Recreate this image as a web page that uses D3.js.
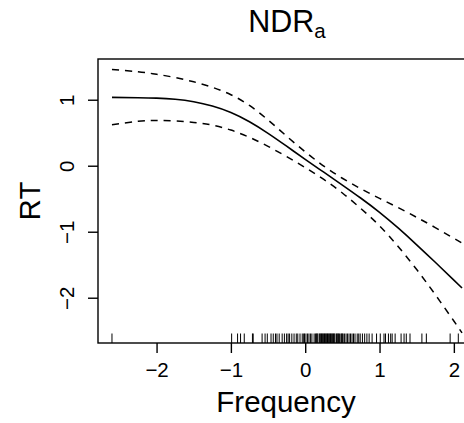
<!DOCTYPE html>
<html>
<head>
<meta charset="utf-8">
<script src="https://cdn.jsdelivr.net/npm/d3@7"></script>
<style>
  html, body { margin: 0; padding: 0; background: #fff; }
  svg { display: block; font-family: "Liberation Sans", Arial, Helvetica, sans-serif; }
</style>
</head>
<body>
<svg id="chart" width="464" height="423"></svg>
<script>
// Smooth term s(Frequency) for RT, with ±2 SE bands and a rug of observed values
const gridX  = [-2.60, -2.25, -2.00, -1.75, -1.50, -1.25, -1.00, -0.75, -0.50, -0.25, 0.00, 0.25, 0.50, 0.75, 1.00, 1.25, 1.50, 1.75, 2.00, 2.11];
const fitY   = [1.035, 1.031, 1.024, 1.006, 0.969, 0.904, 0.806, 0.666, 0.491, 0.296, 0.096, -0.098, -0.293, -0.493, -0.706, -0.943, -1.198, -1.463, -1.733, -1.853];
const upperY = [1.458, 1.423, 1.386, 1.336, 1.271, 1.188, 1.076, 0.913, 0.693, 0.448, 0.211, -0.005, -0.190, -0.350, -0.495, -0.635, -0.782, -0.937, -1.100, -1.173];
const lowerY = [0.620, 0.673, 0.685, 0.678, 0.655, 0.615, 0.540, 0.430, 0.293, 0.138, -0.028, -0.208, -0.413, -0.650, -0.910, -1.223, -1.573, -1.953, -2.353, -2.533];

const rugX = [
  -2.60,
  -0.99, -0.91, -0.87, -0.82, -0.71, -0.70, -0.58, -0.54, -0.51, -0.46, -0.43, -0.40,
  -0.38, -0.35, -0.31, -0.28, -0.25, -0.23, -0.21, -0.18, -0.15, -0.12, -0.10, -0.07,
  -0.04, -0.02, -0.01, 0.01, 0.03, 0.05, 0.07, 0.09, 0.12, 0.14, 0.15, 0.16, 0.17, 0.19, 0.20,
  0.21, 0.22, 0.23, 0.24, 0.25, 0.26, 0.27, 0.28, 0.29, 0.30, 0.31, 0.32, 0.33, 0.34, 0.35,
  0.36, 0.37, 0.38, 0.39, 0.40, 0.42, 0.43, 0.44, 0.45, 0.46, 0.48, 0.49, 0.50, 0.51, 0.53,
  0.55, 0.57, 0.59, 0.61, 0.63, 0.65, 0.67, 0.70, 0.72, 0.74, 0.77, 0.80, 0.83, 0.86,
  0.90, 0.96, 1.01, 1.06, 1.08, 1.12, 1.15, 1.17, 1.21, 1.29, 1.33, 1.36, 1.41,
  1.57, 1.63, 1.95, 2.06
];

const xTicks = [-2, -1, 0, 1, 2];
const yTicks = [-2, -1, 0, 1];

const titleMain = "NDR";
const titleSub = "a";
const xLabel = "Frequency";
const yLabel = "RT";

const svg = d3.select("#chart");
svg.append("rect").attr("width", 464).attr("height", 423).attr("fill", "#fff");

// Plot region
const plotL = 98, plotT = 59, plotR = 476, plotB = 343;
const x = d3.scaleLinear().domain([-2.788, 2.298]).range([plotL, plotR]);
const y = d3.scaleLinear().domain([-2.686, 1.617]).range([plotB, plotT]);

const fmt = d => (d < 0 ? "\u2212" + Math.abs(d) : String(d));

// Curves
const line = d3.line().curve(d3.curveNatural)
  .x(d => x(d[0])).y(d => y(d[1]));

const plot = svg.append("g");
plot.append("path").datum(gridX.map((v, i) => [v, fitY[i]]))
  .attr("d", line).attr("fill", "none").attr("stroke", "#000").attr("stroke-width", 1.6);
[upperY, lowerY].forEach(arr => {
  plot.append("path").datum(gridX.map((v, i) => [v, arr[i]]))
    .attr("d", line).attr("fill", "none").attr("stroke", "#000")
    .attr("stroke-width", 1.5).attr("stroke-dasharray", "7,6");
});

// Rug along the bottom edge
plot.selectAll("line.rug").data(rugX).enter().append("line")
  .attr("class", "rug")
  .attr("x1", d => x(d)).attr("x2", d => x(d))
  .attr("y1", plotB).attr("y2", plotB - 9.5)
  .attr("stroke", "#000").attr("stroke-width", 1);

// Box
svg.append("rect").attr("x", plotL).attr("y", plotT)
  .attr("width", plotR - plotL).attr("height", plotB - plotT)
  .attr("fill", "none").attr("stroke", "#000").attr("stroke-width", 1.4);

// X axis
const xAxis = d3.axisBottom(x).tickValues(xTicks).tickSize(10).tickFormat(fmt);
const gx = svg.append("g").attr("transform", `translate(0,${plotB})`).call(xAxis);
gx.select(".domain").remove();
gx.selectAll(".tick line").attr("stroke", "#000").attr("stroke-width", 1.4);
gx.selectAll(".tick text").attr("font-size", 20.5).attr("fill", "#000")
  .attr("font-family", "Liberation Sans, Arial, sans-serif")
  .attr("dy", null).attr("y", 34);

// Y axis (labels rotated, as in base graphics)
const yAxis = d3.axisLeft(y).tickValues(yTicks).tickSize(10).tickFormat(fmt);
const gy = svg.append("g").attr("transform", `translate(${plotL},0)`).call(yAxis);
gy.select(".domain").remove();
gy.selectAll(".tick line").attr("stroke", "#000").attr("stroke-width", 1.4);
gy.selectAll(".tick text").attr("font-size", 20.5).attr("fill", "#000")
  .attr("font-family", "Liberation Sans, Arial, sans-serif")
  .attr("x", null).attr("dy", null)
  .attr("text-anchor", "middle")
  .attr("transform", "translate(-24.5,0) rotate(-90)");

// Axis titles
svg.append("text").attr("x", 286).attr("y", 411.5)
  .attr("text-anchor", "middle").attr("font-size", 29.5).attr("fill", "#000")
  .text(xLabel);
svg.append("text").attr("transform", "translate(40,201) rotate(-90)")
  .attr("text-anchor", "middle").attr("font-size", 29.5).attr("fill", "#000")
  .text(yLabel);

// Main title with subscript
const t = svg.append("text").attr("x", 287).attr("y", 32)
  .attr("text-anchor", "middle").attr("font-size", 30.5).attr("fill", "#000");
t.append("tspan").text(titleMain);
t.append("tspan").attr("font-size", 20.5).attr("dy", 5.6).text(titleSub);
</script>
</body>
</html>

****

* WHAT TO DO *
Quote every line word for word and keep the images out of the copy.

* RESULT FOR THIS TASK *
Recreate this image as a web page that uses D3.js.
<!DOCTYPE html>
<html>
<head>
<meta charset="utf-8">
<script src="https://cdn.jsdelivr.net/npm/d3@7"></script>
<style>
  html, body { margin: 0; padding: 0; background: #fff; }
  svg { display: block; font-family: "Liberation Sans", Arial, Helvetica, sans-serif; }
</style>
</head>
<body>
<svg id="chart" width="464" height="423"></svg>
<script>
// Smooth term s(Frequency) for RT, with ±2 SE bands and a rug of observed values
const gridX  = [-2.60, -2.25, -2.00, -1.75, -1.50, -1.25, -1.00, -0.75, -0.50, -0.25, 0.00, 0.25, 0.50, 0.75, 1.00, 1.25, 1.50, 1.75, 2.00, 2.11];
const fitY   = [1.035, 1.031, 1.024, 1.006, 0.969, 0.904, 0.806, 0.666, 0.491, 0.296, 0.096, -0.098, -0.293, -0.493, -0.706, -0.943, -1.198, -1.463, -1.733, -1.853];
const upperY = [1.458, 1.423, 1.386, 1.336, 1.271, 1.188, 1.076, 0.913, 0.693, 0.448, 0.211, -0.005, -0.190, -0.350, -0.495, -0.635, -0.782, -0.937, -1.100, -1.173];
const lowerY = [0.620, 0.673, 0.685, 0.678, 0.655, 0.615, 0.540, 0.430, 0.293, 0.138, -0.028, -0.208, -0.413, -0.650, -0.910, -1.223, -1.573, -1.953, -2.353, -2.533];

const rugX = [
  -2.60,
  -0.99, -0.91, -0.87, -0.82, -0.71, -0.70, -0.58, -0.54, -0.51, -0.46, -0.43, -0.40,
  -0.38, -0.35, -0.31, -0.28, -0.25, -0.23, -0.21, -0.18, -0.15, -0.12, -0.10, -0.07,
  -0.04, -0.02, -0.01, 0.01, 0.03, 0.05, 0.07, 0.09, 0.12, 0.14, 0.15, 0.16, 0.17, 0.19, 0.20,
  0.21, 0.22, 0.23, 0.24, 0.25, 0.26, 0.27, 0.28, 0.29, 0.30, 0.31, 0.32, 0.33, 0.34, 0.35,
  0.36, 0.37, 0.38, 0.39, 0.40, 0.42, 0.43, 0.44, 0.45, 0.46, 0.48, 0.49, 0.50, 0.51, 0.53,
  0.55, 0.57, 0.59, 0.61, 0.63, 0.65, 0.67, 0.70, 0.72, 0.74, 0.77, 0.80, 0.83, 0.86,
  0.90, 0.96, 1.01, 1.06, 1.08, 1.12, 1.15, 1.17, 1.21, 1.29, 1.33, 1.36, 1.41,
  1.57, 1.63, 1.95, 2.06
];

const xTicks = [-2, -1, 0, 1, 2];
const yTicks = [-2, -1, 0, 1];

const titleMain = "NDR";
const titleSub = "a";
const xLabel = "Frequency";
const yLabel = "RT";

const svg = d3.select("#chart");
svg.append("rect").attr("width", 464).attr("height", 423).attr("fill", "#fff");

// Plot region
const plotL = 98, plotT = 59, plotR = 476, plotB = 343;
const x = d3.scaleLinear().domain([-2.788, 2.298]).range([plotL, plotR]);
const y = d3.scaleLinear().domain([-2.686, 1.617]).range([plotB, plotT]);

const fmt = d => (d < 0 ? "\u2212" + Math.abs(d) : String(d));

// Curves
const line = d3.line().curve(d3.curveNatural)
  .x(d => x(d[0])).y(d => y(d[1]));

const plot = svg.append("g");
plot.append("path").datum(gridX.map((v, i) => [v, fitY[i]]))
  .attr("d", line).attr("fill", "none").attr("stroke", "#000").attr("stroke-width", 1.6);
[upperY, lowerY].forEach(arr => {
  plot.append("path").datum(gridX.map((v, i) => [v, arr[i]]))
    .attr("d", line).attr("fill", "none").attr("stroke", "#000")
    .attr("stroke-width", 1.5).attr("stroke-dasharray", "7,6");
});

// Rug along the bottom edge
plot.selectAll("line.rug").data(rugX).enter().append("line")
  .attr("class", "rug")
  .attr("x1", d => x(d)).attr("x2", d => x(d))
  .attr("y1", plotB).attr("y2", plotB - 9.5)
  .attr("stroke", "#000").attr("stroke-width", 1);

// Box
svg.append("rect").attr("x", plotL).attr("y", plotT)
  .attr("width", plotR - plotL).attr("height", plotB - plotT)
  .attr("fill", "none").attr("stroke", "#000").attr("stroke-width", 1.4);

// X axis
const xAxis = d3.axisBottom(x).tickValues(xTicks).tickSize(10).tickFormat(fmt);
const gx = svg.append("g").attr("transform", `translate(0,${plotB})`).call(xAxis);
gx.select(".domain").remove();
gx.selectAll(".tick line").attr("stroke", "#000").attr("stroke-width", 1.4);
gx.selectAll(".tick text").attr("font-size", 20.5).attr("fill", "#000")
  .attr("font-family", "Liberation Sans, Arial, sans-serif")
  .attr("dy", null).attr("y", 34);

// Y axis (labels rotated, as in base graphics)
const yAxis = d3.axisLeft(y).tickValues(yTicks).tickSize(10).tickFormat(fmt);
const gy = svg.append("g").attr("transform", `translate(${plotL},0)`).call(yAxis);
gy.select(".domain").remove();
gy.selectAll(".tick line").attr("stroke", "#000").attr("stroke-width", 1.4);
gy.selectAll(".tick text").attr("font-size", 20.5).attr("fill", "#000")
  .attr("font-family", "Liberation Sans, Arial, sans-serif")
  .attr("x", null).attr("dy", null)
  .attr("text-anchor", "middle")
  .attr("transform", "translate(-24.5,0) rotate(-90)");

// Axis titles
svg.append("text").attr("x", 286).attr("y", 411.5)
  .attr("text-anchor", "middle").attr("font-size", 29.5).attr("fill", "#000")
  .text(xLabel);
svg.append("text").attr("transform", "translate(40,201) rotate(-90)")
  .attr("text-anchor", "middle").attr("font-size", 29.5).attr("fill", "#000")
  .text(yLabel);

// Main title with subscript
const t = svg.append("text").attr("x", 287).attr("y", 32)
  .attr("text-anchor", "middle").attr("font-size", 30.5).attr("fill", "#000");
t.append("tspan").text(titleMain);
t.append("tspan").attr("font-size", 20.5).attr("dy", 5.6).text(titleSub);
</script>
</body>
</html>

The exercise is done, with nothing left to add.